▶ [Task brief]
Do not include the pictures; repeat the rest of the data exactly.

Rows from a dataset of charts and code
»»

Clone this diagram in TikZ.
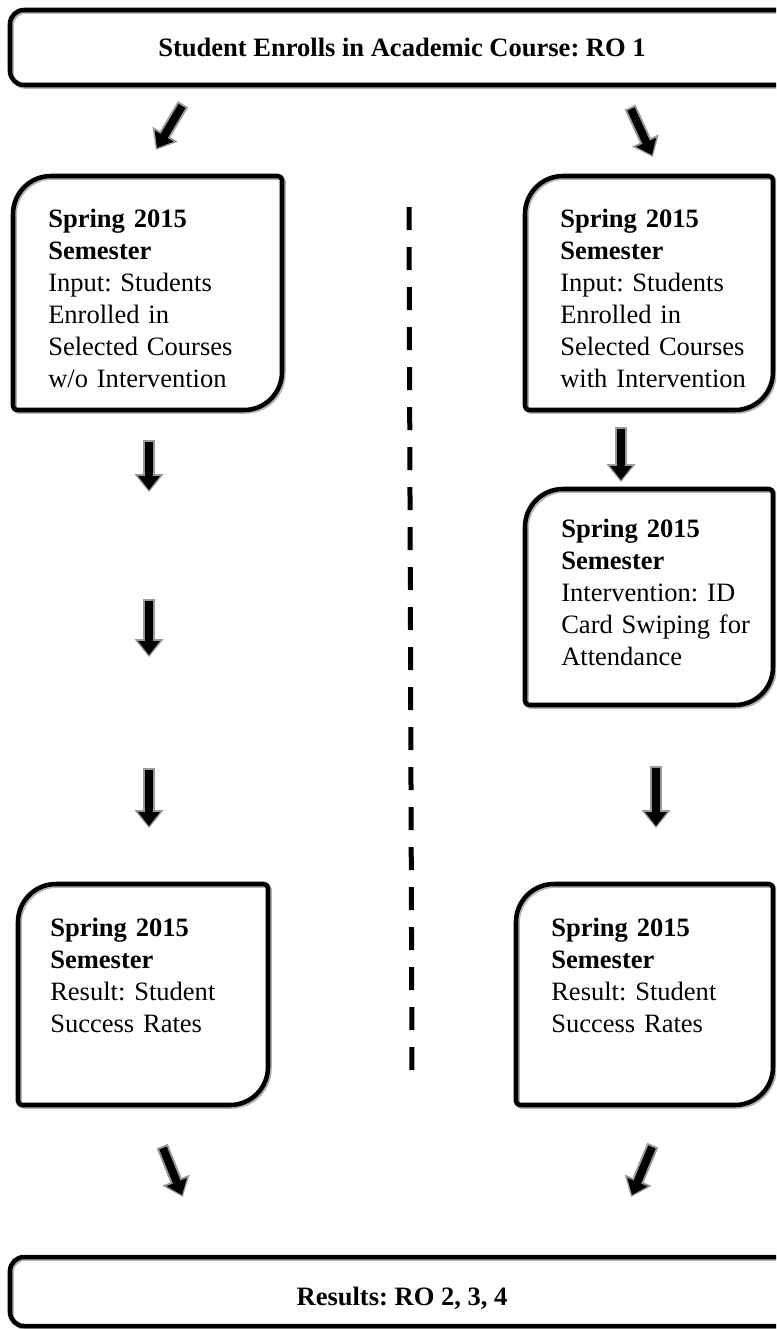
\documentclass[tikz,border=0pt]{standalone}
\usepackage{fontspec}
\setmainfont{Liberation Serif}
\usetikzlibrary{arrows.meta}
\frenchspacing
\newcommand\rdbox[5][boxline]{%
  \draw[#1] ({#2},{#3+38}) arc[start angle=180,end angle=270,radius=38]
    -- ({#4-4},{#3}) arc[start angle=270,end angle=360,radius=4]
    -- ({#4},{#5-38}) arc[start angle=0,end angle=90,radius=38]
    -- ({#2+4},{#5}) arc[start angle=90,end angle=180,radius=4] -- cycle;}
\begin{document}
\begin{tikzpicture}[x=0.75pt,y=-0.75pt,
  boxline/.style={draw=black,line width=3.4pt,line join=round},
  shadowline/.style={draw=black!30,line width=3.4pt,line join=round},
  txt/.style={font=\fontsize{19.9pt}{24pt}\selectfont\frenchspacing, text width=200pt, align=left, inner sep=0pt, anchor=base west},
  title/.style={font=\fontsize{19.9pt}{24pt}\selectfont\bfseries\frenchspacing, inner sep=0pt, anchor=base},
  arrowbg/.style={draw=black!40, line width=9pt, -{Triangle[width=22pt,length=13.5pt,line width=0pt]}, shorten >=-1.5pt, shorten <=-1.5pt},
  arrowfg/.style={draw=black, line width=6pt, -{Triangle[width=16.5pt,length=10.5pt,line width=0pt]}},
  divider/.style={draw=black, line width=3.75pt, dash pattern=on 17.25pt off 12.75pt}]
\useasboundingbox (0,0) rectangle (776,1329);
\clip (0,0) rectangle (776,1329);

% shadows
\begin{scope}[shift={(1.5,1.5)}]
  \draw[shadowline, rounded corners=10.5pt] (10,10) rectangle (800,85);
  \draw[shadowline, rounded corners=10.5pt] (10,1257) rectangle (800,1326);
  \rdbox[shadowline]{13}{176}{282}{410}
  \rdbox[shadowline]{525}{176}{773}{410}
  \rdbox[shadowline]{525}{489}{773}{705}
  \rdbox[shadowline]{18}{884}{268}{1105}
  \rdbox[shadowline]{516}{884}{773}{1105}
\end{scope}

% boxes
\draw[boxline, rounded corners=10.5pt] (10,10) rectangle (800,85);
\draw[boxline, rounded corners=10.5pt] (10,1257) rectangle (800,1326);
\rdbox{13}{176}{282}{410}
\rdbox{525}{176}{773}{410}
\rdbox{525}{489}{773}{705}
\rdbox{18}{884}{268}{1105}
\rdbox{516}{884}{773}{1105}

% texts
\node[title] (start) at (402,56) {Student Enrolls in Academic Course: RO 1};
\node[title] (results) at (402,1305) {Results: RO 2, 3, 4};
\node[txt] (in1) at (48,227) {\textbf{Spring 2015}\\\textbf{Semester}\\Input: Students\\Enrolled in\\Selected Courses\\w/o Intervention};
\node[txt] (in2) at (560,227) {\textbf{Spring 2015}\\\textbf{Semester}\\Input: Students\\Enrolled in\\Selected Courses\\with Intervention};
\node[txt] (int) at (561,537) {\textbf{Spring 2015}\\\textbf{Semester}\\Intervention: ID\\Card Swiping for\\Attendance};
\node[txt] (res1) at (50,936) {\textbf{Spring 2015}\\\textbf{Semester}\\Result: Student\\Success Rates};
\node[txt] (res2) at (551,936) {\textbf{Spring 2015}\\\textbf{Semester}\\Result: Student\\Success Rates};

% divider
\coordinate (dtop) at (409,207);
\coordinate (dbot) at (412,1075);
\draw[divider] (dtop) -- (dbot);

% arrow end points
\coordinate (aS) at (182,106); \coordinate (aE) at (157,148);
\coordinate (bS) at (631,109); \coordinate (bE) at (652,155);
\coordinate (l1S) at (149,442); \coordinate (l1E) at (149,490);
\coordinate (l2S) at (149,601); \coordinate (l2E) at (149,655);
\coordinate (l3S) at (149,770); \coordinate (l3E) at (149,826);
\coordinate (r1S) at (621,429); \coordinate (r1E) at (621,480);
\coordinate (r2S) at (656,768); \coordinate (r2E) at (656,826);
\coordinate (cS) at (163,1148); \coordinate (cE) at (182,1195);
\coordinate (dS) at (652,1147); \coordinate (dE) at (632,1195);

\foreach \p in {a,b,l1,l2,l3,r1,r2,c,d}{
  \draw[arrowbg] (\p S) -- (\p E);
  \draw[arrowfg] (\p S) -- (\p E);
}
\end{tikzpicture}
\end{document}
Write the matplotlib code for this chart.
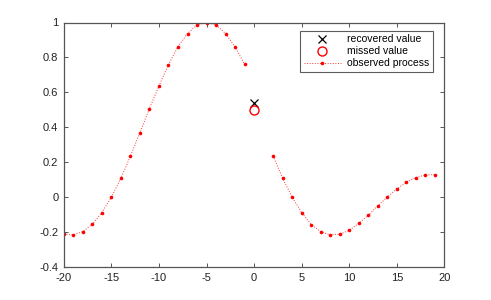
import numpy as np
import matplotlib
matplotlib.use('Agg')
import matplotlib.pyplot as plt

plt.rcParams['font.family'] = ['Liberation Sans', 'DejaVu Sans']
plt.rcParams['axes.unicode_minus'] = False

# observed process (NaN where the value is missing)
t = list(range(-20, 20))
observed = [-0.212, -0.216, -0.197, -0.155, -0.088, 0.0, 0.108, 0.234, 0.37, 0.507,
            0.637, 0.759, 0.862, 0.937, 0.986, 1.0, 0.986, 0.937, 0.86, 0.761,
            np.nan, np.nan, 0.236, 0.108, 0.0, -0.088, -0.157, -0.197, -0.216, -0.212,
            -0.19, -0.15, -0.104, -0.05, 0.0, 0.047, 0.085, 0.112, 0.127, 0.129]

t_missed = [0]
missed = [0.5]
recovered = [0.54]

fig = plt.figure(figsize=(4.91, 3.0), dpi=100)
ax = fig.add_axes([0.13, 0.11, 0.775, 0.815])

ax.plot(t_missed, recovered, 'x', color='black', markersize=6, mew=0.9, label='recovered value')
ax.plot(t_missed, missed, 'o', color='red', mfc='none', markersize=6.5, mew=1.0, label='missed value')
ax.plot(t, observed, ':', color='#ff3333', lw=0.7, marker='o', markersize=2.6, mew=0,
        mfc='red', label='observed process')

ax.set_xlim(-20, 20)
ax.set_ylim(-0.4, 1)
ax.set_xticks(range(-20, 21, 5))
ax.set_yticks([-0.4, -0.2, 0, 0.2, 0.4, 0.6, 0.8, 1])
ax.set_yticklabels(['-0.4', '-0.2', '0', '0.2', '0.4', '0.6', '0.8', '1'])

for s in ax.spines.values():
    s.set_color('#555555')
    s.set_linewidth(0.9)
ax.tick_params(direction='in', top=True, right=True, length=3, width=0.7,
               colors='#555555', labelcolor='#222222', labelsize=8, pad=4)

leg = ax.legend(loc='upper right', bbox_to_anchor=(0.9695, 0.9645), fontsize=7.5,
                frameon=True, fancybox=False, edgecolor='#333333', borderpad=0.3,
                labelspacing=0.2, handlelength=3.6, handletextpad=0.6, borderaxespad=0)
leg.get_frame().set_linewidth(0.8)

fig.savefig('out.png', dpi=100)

««

▶ [Result for this exercise]
Clone this diagram in TikZ.
\documentclass[tikz,border=0pt]{standalone}
\usepackage{fontspec}
\setmainfont{Liberation Serif}
\usetikzlibrary{arrows.meta}
\frenchspacing
\newcommand\rdbox[5][boxline]{%
  \draw[#1] ({#2},{#3+38}) arc[start angle=180,end angle=270,radius=38]
    -- ({#4-4},{#3}) arc[start angle=270,end angle=360,radius=4]
    -- ({#4},{#5-38}) arc[start angle=0,end angle=90,radius=38]
    -- ({#2+4},{#5}) arc[start angle=90,end angle=180,radius=4] -- cycle;}
\begin{document}
\begin{tikzpicture}[x=0.75pt,y=-0.75pt,
  boxline/.style={draw=black,line width=3.4pt,line join=round},
  shadowline/.style={draw=black!30,line width=3.4pt,line join=round},
  txt/.style={font=\fontsize{19.9pt}{24pt}\selectfont\frenchspacing, text width=200pt, align=left, inner sep=0pt, anchor=base west},
  title/.style={font=\fontsize{19.9pt}{24pt}\selectfont\bfseries\frenchspacing, inner sep=0pt, anchor=base},
  arrowbg/.style={draw=black!40, line width=9pt, -{Triangle[width=22pt,length=13.5pt,line width=0pt]}, shorten >=-1.5pt, shorten <=-1.5pt},
  arrowfg/.style={draw=black, line width=6pt, -{Triangle[width=16.5pt,length=10.5pt,line width=0pt]}},
  divider/.style={draw=black, line width=3.75pt, dash pattern=on 17.25pt off 12.75pt}]
\useasboundingbox (0,0) rectangle (776,1329);
\clip (0,0) rectangle (776,1329);

% shadows
\begin{scope}[shift={(1.5,1.5)}]
  \draw[shadowline, rounded corners=10.5pt] (10,10) rectangle (800,85);
  \draw[shadowline, rounded corners=10.5pt] (10,1257) rectangle (800,1326);
  \rdbox[shadowline]{13}{176}{282}{410}
  \rdbox[shadowline]{525}{176}{773}{410}
  \rdbox[shadowline]{525}{489}{773}{705}
  \rdbox[shadowline]{18}{884}{268}{1105}
  \rdbox[shadowline]{516}{884}{773}{1105}
\end{scope}

% boxes
\draw[boxline, rounded corners=10.5pt] (10,10) rectangle (800,85);
\draw[boxline, rounded corners=10.5pt] (10,1257) rectangle (800,1326);
\rdbox{13}{176}{282}{410}
\rdbox{525}{176}{773}{410}
\rdbox{525}{489}{773}{705}
\rdbox{18}{884}{268}{1105}
\rdbox{516}{884}{773}{1105}

% texts
\node[title] (start) at (402,56) {Student Enrolls in Academic Course: RO 1};
\node[title] (results) at (402,1305) {Results: RO 2, 3, 4};
\node[txt] (in1) at (48,227) {\textbf{Spring 2015}\\\textbf{Semester}\\Input: Students\\Enrolled in\\Selected Courses\\w/o Intervention};
\node[txt] (in2) at (560,227) {\textbf{Spring 2015}\\\textbf{Semester}\\Input: Students\\Enrolled in\\Selected Courses\\with Intervention};
\node[txt] (int) at (561,537) {\textbf{Spring 2015}\\\textbf{Semester}\\Intervention: ID\\Card Swiping for\\Attendance};
\node[txt] (res1) at (50,936) {\textbf{Spring 2015}\\\textbf{Semester}\\Result: Student\\Success Rates};
\node[txt] (res2) at (551,936) {\textbf{Spring 2015}\\\textbf{Semester}\\Result: Student\\Success Rates};

% divider
\coordinate (dtop) at (409,207);
\coordinate (dbot) at (412,1075);
\draw[divider] (dtop) -- (dbot);

% arrow end points
\coordinate (aS) at (182,106); \coordinate (aE) at (157,148);
\coordinate (bS) at (631,109); \coordinate (bE) at (652,155);
\coordinate (l1S) at (149,442); \coordinate (l1E) at (149,490);
\coordinate (l2S) at (149,601); \coordinate (l2E) at (149,655);
\coordinate (l3S) at (149,770); \coordinate (l3E) at (149,826);
\coordinate (r1S) at (621,429); \coordinate (r1E) at (621,480);
\coordinate (r2S) at (656,768); \coordinate (r2E) at (656,826);
\coordinate (cS) at (163,1148); \coordinate (cE) at (182,1195);
\coordinate (dS) at (652,1147); \coordinate (dE) at (632,1195);

\foreach \p in {a,b,l1,l2,l3,r1,r2,c,d}{
  \draw[arrowbg] (\p S) -- (\p E);
  \draw[arrowfg] (\p S) -- (\p E);
}
\end{tikzpicture}
\end{document}
Write the matplotlib code for this chart.
import numpy as np
import matplotlib
matplotlib.use('Agg')
import matplotlib.pyplot as plt

plt.rcParams['font.family'] = ['Liberation Sans', 'DejaVu Sans']
plt.rcParams['axes.unicode_minus'] = False

# observed process (NaN where the value is missing)
t = list(range(-20, 20))
observed = [-0.212, -0.216, -0.197, -0.155, -0.088, 0.0, 0.108, 0.234, 0.37, 0.507,
            0.637, 0.759, 0.862, 0.937, 0.986, 1.0, 0.986, 0.937, 0.86, 0.761,
            np.nan, np.nan, 0.236, 0.108, 0.0, -0.088, -0.157, -0.197, -0.216, -0.212,
            -0.19, -0.15, -0.104, -0.05, 0.0, 0.047, 0.085, 0.112, 0.127, 0.129]

t_missed = [0]
missed = [0.5]
recovered = [0.54]

fig = plt.figure(figsize=(4.91, 3.0), dpi=100)
ax = fig.add_axes([0.13, 0.11, 0.775, 0.815])

ax.plot(t_missed, recovered, 'x', color='black', markersize=6, mew=0.9, label='recovered value')
ax.plot(t_missed, missed, 'o', color='red', mfc='none', markersize=6.5, mew=1.0, label='missed value')
ax.plot(t, observed, ':', color='#ff3333', lw=0.7, marker='o', markersize=2.6, mew=0,
        mfc='red', label='observed process')

ax.set_xlim(-20, 20)
ax.set_ylim(-0.4, 1)
ax.set_xticks(range(-20, 21, 5))
ax.set_yticks([-0.4, -0.2, 0, 0.2, 0.4, 0.6, 0.8, 1])
ax.set_yticklabels(['-0.4', '-0.2', '0', '0.2', '0.4', '0.6', '0.8', '1'])

for s in ax.spines.values():
    s.set_color('#555555')
    s.set_linewidth(0.9)
ax.tick_params(direction='in', top=True, right=True, length=3, width=0.7,
               colors='#555555', labelcolor='#222222', labelsize=8, pad=4)

leg = ax.legend(loc='upper right', bbox_to_anchor=(0.9695, 0.9645), fontsize=7.5,
                frameon=True, fancybox=False, edgecolor='#333333', borderpad=0.3,
                labelspacing=0.2, handlelength=3.6, handletextpad=0.6, borderaxespad=0)
leg.get_frame().set_linewidth(0.8)

fig.savefig('out.png', dpi=100)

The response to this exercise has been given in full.